I have my own theories on this one. After years of working in a technical field and finding myself having to modify my natural communications style, I finally realized a pattern. Having recognized this pattern, I then also noticed the majority of people in leadership positions seemed to fall near one point in this pattern.

It was not the people with the best language skills who seemed to be in leadship positions. In fact, it appeared to be those with somewhat limited, but not too limited language skills. Having thought about this, I figured the language skills were in some ways ideally suited to communicating with a wider audience. Those with limited skills would be able to understand them. Whereas those with greater language skills were also able to understand them as their advanced language skills give them the ability to deal with a wider variety of language styles.
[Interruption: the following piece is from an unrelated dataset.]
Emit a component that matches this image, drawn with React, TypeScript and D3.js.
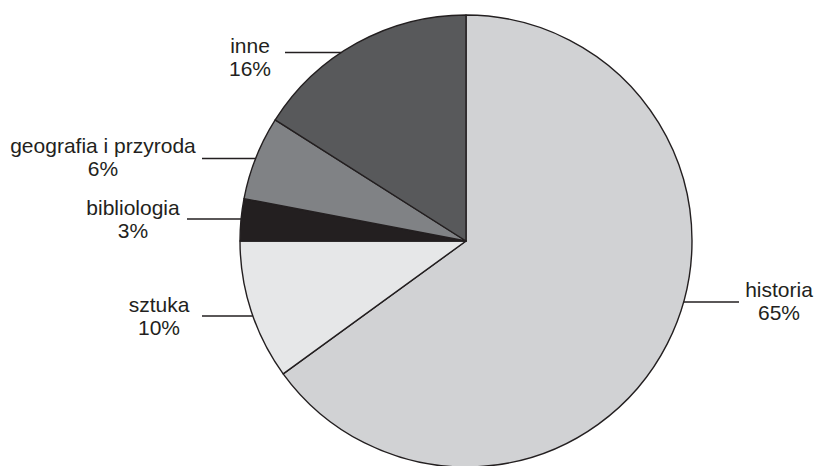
import React from "react";
import * as d3 from "d3";

const categories = ["historia", "sztuka", "bibliologia", "geografia i przyroda", "inne"];
const values = [65, 10, 3, 6, 16];
const colors = ["#d1d2d4", "#e6e7e8", "#231f20", "#808285", "#58595b"];

// label layout: leader line y, label center x, first baseline, outer end of leader line
const labelLineY = [302, 316, 219, 158.5, 52.5];
const labelCenterX = [779, 159, 133, 103, 250];
const labelBaseY = [297, 312, 215, 152.5, 53];
const lineOuterX = [739, 202, 187, 202, 285];

const W = 814;
const H = 466;
const cx = 466;
const cy = 241;
const R = 226;

export default function App() {
  const pie = d3.pie<number>().sort(null).value((d) => d);
  const arcs = pie(values);
  const arc = d3.arc<d3.PieArcDatum<number>>().innerRadius(0).outerRadius(R);

  return (
    <svg width={W} height={H} style={{ position: "absolute", left: 0, top: 0 }} fontFamily="'Liberation Sans', Arial, sans-serif">
      <rect width={W} height={H} fill="#ffffff" />
      <g transform={`translate(${cx},${cy})`}>
        {arcs.map((a, i) => (
          <path key={i} d={arc(a) || ""} fill={colors[i]} stroke="#231f20" strokeWidth={1.4} strokeLinejoin="round" />
        ))}
      </g>
      {categories.map((c, i) => {
        const y = labelLineY[i];
        const dy = y - cy;
        const dx = Math.sqrt(R * R - dy * dy);
        const right = labelCenterX[i] > cx;
        const edgeX = right ? cx + dx : cx - dx;
        return (
          <g key={c}>
            <line x1={lineOuterX[i]} y1={y} x2={edgeX} y2={y} stroke="#231f20" strokeWidth={1.5} />
            <text x={labelCenterX[i]} y={labelBaseY[i]} textAnchor="middle" fontSize={21} fill="#231f20">
              {c}
            </text>
            <text x={labelCenterX[i]} y={labelBaseY[i] + 23} textAnchor="middle" fontSize={21} fill="#231f20">
              {values[i]}%
            </text>
          </g>
        );
      })}
    </svg>
  );
}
Interesting to hear of a book name The Bell Curve. I wonder if it even comes close to my own bell curve. My own bell curve has an arbitrary scale of 0 to 10 (value is not an indication of better or worse). On this scale, society seems to most often choose people in the 2 to 4 range for leadership. In my opinion, people with the most flexibility to deal with language fall in the 6 to 8 range.

In my estimates of the gender differences, the centers of the gender bell curves are very slightly different. The male curve centers at 4.7 and the female curve centers at around 5.1. So overall, not much of a difference on average between males and females. However, at certain points on the curves, there can be significant gender statistical differences. So for example, at around the 3 point on my arbitrary scale, there are 4 men for every 1 female.
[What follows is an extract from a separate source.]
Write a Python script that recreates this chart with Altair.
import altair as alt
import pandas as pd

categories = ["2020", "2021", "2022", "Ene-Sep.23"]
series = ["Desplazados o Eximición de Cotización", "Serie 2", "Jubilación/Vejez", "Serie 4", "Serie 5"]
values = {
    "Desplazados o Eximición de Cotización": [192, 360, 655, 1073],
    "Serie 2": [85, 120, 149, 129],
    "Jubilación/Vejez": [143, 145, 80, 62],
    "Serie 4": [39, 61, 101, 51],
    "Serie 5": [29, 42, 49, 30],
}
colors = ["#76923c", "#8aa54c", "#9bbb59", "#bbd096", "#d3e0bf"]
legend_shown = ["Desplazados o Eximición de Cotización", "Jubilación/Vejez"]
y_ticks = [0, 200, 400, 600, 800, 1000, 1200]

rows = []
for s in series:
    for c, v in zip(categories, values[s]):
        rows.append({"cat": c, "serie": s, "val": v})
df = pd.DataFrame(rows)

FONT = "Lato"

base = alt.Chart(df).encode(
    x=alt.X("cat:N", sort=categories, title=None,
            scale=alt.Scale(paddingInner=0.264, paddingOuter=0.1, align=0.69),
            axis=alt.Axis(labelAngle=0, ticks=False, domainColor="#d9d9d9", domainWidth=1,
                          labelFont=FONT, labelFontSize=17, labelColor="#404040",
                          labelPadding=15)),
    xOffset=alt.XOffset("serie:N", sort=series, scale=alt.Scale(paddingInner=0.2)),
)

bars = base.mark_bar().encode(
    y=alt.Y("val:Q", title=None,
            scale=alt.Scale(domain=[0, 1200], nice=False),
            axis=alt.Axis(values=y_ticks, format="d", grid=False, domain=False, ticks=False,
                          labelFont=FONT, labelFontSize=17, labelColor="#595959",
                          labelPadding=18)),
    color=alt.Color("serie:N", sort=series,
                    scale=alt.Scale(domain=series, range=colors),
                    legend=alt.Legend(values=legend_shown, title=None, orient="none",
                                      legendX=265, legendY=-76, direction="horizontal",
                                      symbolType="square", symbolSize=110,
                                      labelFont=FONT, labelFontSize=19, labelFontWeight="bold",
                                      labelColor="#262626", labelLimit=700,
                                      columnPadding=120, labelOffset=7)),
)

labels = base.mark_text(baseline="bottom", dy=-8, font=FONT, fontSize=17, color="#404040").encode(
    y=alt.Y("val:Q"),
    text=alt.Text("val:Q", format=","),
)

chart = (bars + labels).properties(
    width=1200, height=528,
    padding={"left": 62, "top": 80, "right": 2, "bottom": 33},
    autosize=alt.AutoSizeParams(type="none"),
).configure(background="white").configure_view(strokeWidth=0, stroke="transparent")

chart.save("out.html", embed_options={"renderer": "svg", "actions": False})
Most of this is nothing more than theory and a lot of estimation. Used some real statistics combined with a whole lot of estimates. Now, I realize I have indicated on average males have slightly poorer language skills. Then again, I am male, so does this make it ok. Either way, I feel it is important to try and understand how things work, whether the results are necessarily what we may want them to be.
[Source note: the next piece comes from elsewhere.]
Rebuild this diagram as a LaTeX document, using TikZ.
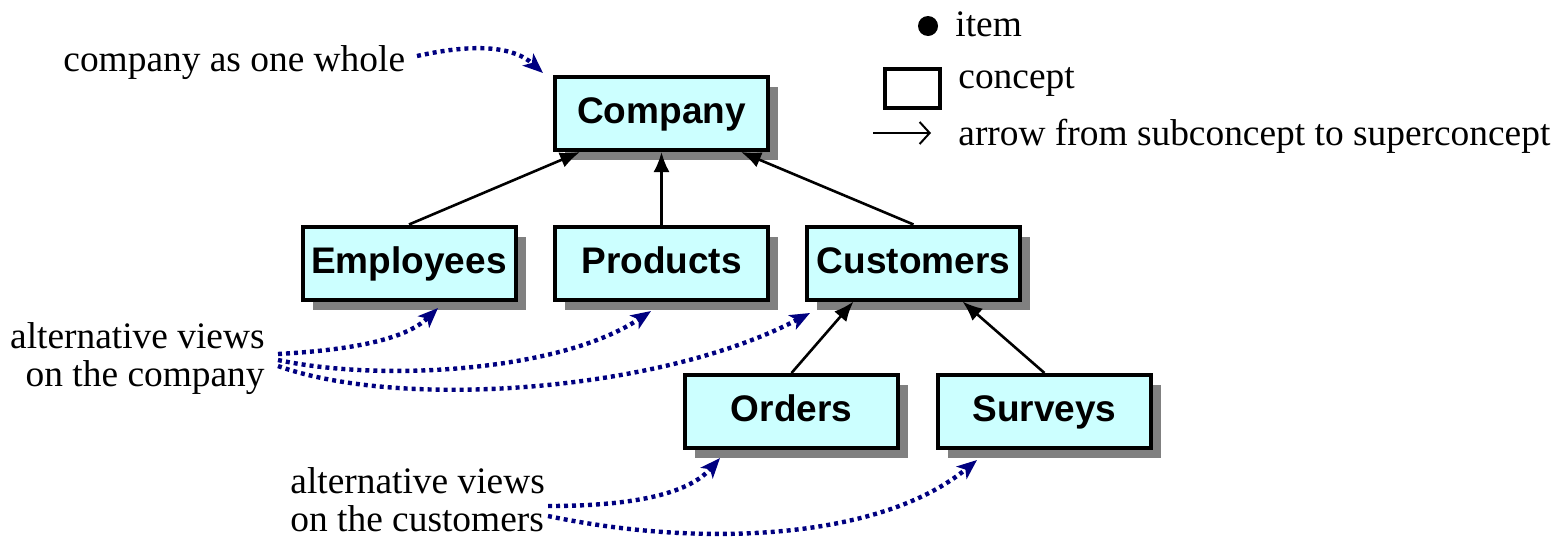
\documentclass[tikz,border=0pt]{standalone}
\usepackage{fontspec}
\setmainfont{Liberation Serif}
\setsansfont{Liberation Sans}
\usetikzlibrary{arrows.meta,shadows}

\definecolor{conceptfill}{RGB}{204,255,255}
\definecolor{shadowgray}{RGB}{128,128,128}
\definecolor{viewblue}{RGB}{0,0,128}

\begin{document}
\begin{tikzpicture}[x=0.5pt,y=-0.5pt,
  concept/.style={draw=black, line width=2pt, fill=conceptfill,
    minimum width=106.5pt, minimum height=36.5pt, inner sep=0pt,
    text height=14pt, text depth=4pt,
    font=\sffamily\bfseries\fontsize{18.5}{22}\selectfont,
    drop shadow={shadow xshift=5pt, shadow yshift=-5pt, fill=shadowgray, opacity=1}},
  isa/.style={-{Latex[length=10pt,width=8pt]}, line width=1.3pt},
  view/.style={draw=viewblue, line width=2.2pt, dash pattern=on 2pt off 2pt,
    -{Stealth[length=10pt,width=8pt,inset=2.5pt]}},
  note/.style={font=\fontsize{18.7}{19}\selectfont, inner sep=0pt}
]
\useasboundingbox (0,0) rectangle (1567,536);

% concept hierarchy
\node[concept] (company)   at (661.5,113.5) {Company};
\node[concept] (employees) at (409,263)     {Employees};
\node[concept] (products)  at (661.5,263)   {Products};
\node[concept] (customers) at (913.5,263)   {Customers};
\node[concept] (orders)    at (791.5,411.5) {Orders};
\node[concept] (surveys)   at (1044.5,411.5){Surveys};

\draw[isa] (employees.north) -- ([xshift=-40.75pt]company.south);
\draw[isa] (products.north)  -- (company.south);
\draw[isa] (customers.north) -- ([xshift=39.75pt]company.south);
\draw[isa] (orders.north)    -- ([xshift=-30pt]customers.south);
\draw[isa] (surveys.north)   -- ([xshift=24.5pt]customers.south);

% legend
\node[circle, fill=black, minimum size=10pt, inner sep=0pt] (itemdot) at (928,26) {};
\node[draw=black, line width=2pt, minimum width=27.5pt, minimum height=19.5pt, inner sep=0pt] (conceptbox) at (912.5,88.5) {};
\coordinate (arrowfrom) at (873,133);
\coordinate (arrowto)   at (931,133);
\draw[line width=1pt, -{Straight Barb[length=5pt,width=11pt]}] (arrowfrom) -- (arrowto);
\node[note, anchor=base west] (itemtext)    at (955,36)  {item};
\node[note, anchor=base west] (concepttext) at (958,88)  {concept};
\node[note, anchor=base west] (arrowtext)   at (958,145) {arrow from subconcept to superconcept};

% annotations
\node[note, anchor=base west] (whole) at (63,71) {company as one whole};
\node[note, anchor=base east, align=right] (viewsco) at (265,386) {alternative views\\on the company};
\node[note, anchor=base west, align=left] (viewscu) at (290,531) {alternative views\\on the customers};

\coordinate (w0) at (417,56);
\coordinate (w1) at (543,73);
\draw[view] (w0) .. controls (480,42) and (515,48) .. (w1);

\coordinate (a0) at (278,354);
\coordinate (a1) at (278,360);
\coordinate (a2) at (278,366);
\coordinate (tE) at (438,308);
\coordinate (tP) at (651,311);
\coordinate (tC) at (810,313);
\draw[view] (a0) .. controls (350,350) and (405,340) .. (tE);
\draw[view] (a1) .. controls (380,382) and (560,372) .. (tP);
\draw[view] (a2) .. controls (400,410) and (660,392) .. (tC);

\coordinate (b0) at (548,506);
\coordinate (b1) at (548,516);
\coordinate (tO) at (720,458);
\coordinate (tS) at (977,460);
\draw[view] (b0) .. controls (640,506) and (690,492) .. (tO);
\draw[view] (b1) .. controls (700,548) and (880,540) .. (tS);
\end{tikzpicture}
\end{document}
I am not overly convinced by my own thoughts on this. Just a hypothesis at this point. I just thought it would be interesting to put it out there. The only reason I put out the rather poorly derived numbers, was to help clarify the idea. One was the fact, the positions of greatest skill in a given area is not necessarily at the end of the scale. Also, it indicates both males and females span the entire range, but in differing proportions. This is also an over simplification of what I have come up with.